Written exercise — Among the entries below, extract exactly the lines that run from the one with "Recreate this image" through the one with "const fmt = (v: number)", both ends included.

____________

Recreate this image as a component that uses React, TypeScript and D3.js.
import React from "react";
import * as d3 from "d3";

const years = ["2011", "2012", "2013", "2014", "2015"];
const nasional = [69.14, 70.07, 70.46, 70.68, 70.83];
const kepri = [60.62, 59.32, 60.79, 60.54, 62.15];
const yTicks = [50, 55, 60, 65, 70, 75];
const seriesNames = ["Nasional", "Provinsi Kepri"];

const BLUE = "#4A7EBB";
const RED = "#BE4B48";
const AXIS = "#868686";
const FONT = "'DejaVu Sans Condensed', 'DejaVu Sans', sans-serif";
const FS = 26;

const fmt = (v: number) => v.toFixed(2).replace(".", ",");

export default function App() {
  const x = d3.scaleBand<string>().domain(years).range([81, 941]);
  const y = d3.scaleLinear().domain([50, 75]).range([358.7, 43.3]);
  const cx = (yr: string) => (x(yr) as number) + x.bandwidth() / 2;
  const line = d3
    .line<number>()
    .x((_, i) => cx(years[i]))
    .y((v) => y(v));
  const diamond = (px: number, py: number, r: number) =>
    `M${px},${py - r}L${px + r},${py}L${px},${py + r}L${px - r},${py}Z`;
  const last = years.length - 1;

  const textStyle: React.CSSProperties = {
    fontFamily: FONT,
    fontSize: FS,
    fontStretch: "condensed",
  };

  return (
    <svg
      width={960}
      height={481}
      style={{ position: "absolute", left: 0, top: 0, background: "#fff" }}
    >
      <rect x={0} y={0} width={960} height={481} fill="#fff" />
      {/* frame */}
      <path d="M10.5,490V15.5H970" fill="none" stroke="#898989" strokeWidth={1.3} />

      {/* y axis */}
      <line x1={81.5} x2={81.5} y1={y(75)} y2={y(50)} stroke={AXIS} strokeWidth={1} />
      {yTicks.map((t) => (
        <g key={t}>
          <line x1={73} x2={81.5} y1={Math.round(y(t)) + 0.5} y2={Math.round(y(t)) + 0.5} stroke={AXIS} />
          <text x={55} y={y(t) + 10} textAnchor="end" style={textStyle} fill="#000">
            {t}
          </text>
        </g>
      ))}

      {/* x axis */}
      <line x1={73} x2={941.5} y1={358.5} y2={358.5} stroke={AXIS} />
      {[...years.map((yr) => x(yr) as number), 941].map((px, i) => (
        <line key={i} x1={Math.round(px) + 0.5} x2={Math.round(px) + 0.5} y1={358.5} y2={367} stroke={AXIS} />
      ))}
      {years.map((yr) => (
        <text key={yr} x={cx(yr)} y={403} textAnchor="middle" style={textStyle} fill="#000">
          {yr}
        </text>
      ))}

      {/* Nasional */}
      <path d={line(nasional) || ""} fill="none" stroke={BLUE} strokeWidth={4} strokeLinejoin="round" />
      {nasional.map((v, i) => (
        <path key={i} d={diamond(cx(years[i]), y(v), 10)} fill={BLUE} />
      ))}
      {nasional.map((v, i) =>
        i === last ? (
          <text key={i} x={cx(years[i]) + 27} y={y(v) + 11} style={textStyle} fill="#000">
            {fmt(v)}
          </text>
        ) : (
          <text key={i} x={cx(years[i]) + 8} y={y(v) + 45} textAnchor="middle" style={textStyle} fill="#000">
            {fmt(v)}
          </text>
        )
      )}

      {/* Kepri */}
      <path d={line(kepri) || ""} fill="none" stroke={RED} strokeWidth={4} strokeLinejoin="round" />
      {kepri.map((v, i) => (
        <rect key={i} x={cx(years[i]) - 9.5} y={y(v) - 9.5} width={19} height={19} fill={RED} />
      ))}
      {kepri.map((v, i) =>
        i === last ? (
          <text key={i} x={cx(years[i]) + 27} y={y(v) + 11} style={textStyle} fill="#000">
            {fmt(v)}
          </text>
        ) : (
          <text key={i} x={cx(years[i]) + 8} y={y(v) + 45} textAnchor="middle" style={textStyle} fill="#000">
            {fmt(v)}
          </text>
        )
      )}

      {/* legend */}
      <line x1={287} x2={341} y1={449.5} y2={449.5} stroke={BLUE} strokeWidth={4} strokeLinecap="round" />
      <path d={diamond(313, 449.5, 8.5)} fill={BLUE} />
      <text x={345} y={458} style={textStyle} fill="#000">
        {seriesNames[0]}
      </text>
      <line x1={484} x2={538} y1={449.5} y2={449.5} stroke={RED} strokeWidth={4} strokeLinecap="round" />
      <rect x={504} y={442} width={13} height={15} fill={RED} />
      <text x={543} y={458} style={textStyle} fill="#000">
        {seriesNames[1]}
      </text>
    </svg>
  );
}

____________

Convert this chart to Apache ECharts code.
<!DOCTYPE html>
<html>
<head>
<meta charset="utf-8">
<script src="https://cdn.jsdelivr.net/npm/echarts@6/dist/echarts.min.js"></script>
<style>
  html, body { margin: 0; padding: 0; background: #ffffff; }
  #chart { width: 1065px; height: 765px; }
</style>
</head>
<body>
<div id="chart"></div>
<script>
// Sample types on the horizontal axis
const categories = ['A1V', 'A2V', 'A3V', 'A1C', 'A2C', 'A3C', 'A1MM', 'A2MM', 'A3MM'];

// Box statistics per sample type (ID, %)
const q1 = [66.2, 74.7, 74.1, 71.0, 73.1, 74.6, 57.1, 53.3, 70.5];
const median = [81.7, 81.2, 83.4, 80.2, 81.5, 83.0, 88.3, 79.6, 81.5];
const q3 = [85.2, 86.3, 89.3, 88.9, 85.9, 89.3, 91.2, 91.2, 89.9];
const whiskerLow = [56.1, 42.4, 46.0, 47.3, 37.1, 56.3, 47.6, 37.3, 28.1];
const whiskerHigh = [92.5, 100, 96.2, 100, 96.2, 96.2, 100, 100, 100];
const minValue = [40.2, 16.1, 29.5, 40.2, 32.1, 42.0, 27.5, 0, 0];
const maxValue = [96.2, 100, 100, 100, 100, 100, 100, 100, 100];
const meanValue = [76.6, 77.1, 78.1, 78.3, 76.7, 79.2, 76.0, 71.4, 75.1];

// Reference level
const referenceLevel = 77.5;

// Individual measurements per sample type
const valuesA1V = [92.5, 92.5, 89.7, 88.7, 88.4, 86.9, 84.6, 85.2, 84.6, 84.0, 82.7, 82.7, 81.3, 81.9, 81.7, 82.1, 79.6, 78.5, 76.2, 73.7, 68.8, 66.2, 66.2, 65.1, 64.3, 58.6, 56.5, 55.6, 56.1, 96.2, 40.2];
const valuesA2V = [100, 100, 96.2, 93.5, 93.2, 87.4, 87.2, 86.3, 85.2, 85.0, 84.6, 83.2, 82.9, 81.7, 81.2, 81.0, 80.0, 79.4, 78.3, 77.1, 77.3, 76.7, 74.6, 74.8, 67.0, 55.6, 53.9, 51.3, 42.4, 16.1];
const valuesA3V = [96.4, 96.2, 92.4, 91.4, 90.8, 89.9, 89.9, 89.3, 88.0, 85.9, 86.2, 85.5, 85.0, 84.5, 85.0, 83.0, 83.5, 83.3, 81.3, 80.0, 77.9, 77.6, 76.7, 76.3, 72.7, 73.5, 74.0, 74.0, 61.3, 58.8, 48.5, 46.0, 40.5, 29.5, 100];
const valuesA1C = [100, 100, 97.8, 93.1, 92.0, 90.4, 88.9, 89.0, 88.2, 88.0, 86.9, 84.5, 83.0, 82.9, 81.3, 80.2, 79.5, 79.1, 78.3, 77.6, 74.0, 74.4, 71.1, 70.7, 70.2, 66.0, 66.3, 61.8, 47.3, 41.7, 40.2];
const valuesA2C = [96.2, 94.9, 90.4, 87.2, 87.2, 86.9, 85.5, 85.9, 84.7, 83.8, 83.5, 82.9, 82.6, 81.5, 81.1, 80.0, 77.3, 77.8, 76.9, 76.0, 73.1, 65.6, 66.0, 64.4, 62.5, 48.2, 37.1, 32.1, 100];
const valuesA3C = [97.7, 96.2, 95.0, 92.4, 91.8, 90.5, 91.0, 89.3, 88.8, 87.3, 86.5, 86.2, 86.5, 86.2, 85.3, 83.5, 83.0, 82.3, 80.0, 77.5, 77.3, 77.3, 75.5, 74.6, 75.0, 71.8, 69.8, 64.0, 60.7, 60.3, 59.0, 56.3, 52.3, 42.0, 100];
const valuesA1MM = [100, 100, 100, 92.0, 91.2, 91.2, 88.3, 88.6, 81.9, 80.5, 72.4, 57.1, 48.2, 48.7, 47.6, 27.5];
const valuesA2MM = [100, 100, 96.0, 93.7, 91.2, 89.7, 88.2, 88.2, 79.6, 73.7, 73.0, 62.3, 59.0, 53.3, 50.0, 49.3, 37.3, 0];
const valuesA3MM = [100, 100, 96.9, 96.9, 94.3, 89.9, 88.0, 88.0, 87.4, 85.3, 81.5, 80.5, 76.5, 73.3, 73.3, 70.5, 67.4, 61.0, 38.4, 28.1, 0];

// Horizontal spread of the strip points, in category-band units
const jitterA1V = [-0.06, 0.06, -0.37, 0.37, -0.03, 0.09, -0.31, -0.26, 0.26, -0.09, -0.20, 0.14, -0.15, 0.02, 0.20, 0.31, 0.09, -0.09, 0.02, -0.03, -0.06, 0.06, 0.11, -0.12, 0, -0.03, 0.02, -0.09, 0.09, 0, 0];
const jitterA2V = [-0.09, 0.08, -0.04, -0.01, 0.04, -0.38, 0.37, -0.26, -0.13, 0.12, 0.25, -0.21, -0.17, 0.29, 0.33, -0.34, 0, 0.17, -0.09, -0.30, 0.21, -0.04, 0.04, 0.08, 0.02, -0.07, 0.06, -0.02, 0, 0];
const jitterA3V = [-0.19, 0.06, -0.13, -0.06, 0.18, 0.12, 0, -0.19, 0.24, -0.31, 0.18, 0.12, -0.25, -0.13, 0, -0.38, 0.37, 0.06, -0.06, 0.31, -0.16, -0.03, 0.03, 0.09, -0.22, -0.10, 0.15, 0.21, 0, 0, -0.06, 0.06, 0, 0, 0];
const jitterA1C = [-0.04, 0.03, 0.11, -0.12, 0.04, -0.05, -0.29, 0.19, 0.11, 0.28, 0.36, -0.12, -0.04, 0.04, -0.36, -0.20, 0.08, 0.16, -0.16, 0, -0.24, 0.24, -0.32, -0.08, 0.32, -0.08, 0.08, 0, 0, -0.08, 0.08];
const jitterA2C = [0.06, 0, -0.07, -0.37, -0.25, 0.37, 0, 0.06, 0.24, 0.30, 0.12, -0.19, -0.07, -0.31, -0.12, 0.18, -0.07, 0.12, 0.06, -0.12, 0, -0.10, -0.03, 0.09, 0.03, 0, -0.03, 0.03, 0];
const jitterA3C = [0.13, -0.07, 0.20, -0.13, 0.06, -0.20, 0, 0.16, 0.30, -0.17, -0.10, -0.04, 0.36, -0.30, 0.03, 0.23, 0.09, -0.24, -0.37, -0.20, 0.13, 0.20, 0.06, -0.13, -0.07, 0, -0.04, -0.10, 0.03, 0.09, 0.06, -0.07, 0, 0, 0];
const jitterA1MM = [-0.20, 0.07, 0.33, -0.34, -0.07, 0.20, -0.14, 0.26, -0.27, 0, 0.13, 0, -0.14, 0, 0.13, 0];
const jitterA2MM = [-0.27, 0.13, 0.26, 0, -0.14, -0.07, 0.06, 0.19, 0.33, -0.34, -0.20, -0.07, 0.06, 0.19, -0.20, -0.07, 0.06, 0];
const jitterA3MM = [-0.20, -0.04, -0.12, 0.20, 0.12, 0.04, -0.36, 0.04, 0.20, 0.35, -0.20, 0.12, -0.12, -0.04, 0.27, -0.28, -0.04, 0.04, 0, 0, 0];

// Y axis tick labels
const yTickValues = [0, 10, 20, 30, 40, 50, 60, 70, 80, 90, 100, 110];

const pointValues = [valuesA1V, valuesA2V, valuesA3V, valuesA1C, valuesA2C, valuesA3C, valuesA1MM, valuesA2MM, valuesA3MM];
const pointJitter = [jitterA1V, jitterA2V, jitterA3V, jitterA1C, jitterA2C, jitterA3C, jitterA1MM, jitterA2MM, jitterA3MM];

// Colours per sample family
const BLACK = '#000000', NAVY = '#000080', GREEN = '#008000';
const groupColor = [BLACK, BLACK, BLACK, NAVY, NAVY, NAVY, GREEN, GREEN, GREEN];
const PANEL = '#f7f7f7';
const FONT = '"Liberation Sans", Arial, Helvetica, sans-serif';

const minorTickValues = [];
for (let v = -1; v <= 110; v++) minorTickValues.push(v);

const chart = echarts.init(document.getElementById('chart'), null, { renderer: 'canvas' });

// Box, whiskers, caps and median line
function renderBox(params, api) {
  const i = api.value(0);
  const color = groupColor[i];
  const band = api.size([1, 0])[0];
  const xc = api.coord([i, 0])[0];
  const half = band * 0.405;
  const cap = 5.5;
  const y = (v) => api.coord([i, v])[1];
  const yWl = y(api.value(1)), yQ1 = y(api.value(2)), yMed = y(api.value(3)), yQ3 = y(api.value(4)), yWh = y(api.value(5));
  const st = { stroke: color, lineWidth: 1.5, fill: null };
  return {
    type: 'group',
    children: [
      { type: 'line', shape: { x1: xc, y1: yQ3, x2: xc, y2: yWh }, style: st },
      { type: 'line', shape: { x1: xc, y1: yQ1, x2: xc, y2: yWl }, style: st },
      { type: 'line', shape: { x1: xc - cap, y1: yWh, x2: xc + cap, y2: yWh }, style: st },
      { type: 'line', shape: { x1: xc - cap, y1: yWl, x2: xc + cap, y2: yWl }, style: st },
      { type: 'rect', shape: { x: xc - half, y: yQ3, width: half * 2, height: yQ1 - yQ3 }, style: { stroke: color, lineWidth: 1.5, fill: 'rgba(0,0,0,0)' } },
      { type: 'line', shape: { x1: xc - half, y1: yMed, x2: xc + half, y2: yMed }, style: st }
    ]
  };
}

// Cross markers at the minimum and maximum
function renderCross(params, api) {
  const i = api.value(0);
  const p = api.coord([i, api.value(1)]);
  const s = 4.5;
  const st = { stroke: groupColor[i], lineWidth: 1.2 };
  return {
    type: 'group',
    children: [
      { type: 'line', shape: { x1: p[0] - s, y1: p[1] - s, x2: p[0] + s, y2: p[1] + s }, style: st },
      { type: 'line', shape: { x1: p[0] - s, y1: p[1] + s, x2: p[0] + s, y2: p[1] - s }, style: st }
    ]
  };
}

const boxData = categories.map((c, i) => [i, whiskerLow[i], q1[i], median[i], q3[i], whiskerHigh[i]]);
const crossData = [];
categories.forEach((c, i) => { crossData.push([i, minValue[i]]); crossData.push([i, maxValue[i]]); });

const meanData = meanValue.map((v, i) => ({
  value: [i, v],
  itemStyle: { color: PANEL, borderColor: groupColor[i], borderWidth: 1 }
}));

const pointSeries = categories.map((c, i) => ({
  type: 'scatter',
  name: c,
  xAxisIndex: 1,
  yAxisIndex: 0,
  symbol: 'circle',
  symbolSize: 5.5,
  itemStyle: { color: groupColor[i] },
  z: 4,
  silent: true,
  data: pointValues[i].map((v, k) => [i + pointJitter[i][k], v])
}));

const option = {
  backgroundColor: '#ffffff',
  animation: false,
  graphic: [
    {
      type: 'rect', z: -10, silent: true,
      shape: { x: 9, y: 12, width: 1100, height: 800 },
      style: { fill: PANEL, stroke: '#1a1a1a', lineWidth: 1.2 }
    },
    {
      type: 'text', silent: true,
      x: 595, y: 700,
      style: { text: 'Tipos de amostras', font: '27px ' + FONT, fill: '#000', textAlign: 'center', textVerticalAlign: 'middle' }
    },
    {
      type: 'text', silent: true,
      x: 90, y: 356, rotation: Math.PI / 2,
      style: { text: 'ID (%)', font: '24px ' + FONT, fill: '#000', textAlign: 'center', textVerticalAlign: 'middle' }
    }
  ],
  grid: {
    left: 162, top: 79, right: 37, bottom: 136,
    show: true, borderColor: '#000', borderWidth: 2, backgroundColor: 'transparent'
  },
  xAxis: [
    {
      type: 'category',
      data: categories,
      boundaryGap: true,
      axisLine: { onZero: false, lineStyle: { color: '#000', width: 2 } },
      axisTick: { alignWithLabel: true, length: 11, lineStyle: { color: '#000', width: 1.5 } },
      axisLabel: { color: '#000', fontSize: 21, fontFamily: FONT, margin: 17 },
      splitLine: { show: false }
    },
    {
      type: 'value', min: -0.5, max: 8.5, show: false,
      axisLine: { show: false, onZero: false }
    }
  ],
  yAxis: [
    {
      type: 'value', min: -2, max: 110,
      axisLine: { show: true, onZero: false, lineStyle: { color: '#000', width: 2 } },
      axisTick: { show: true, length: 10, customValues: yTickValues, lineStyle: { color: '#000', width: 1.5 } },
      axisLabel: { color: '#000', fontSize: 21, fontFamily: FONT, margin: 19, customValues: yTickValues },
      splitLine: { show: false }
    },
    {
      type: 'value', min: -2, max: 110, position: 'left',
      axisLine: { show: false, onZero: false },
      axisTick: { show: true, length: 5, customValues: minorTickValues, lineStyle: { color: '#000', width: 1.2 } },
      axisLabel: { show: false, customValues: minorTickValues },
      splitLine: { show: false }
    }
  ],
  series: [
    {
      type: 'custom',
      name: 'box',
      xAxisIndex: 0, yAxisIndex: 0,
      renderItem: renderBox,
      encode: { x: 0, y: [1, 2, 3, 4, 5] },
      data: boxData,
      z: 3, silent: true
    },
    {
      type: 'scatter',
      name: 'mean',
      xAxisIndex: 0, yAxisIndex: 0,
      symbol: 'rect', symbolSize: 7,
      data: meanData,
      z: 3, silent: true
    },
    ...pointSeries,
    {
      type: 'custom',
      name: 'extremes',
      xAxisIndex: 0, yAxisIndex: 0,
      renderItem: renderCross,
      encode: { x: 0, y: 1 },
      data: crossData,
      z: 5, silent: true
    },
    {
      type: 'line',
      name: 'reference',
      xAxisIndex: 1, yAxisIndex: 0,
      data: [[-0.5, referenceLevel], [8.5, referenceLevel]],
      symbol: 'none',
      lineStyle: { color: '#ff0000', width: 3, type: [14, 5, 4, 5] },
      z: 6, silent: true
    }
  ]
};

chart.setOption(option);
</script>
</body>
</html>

____________

Answer —
Recreate this image as a component that uses React, TypeScript and D3.js.
import React from "react";
import * as d3 from "d3";

const years = ["2011", "2012", "2013", "2014", "2015"];
const nasional = [69.14, 70.07, 70.46, 70.68, 70.83];
const kepri = [60.62, 59.32, 60.79, 60.54, 62.15];
const yTicks = [50, 55, 60, 65, 70, 75];
const seriesNames = ["Nasional", "Provinsi Kepri"];

const BLUE = "#4A7EBB";
const RED = "#BE4B48";
const AXIS = "#868686";
const FONT = "'DejaVu Sans Condensed', 'DejaVu Sans', sans-serif";
const FS = 26;

const fmt = (v: number) => v.toFixed(2).replace(".", ",");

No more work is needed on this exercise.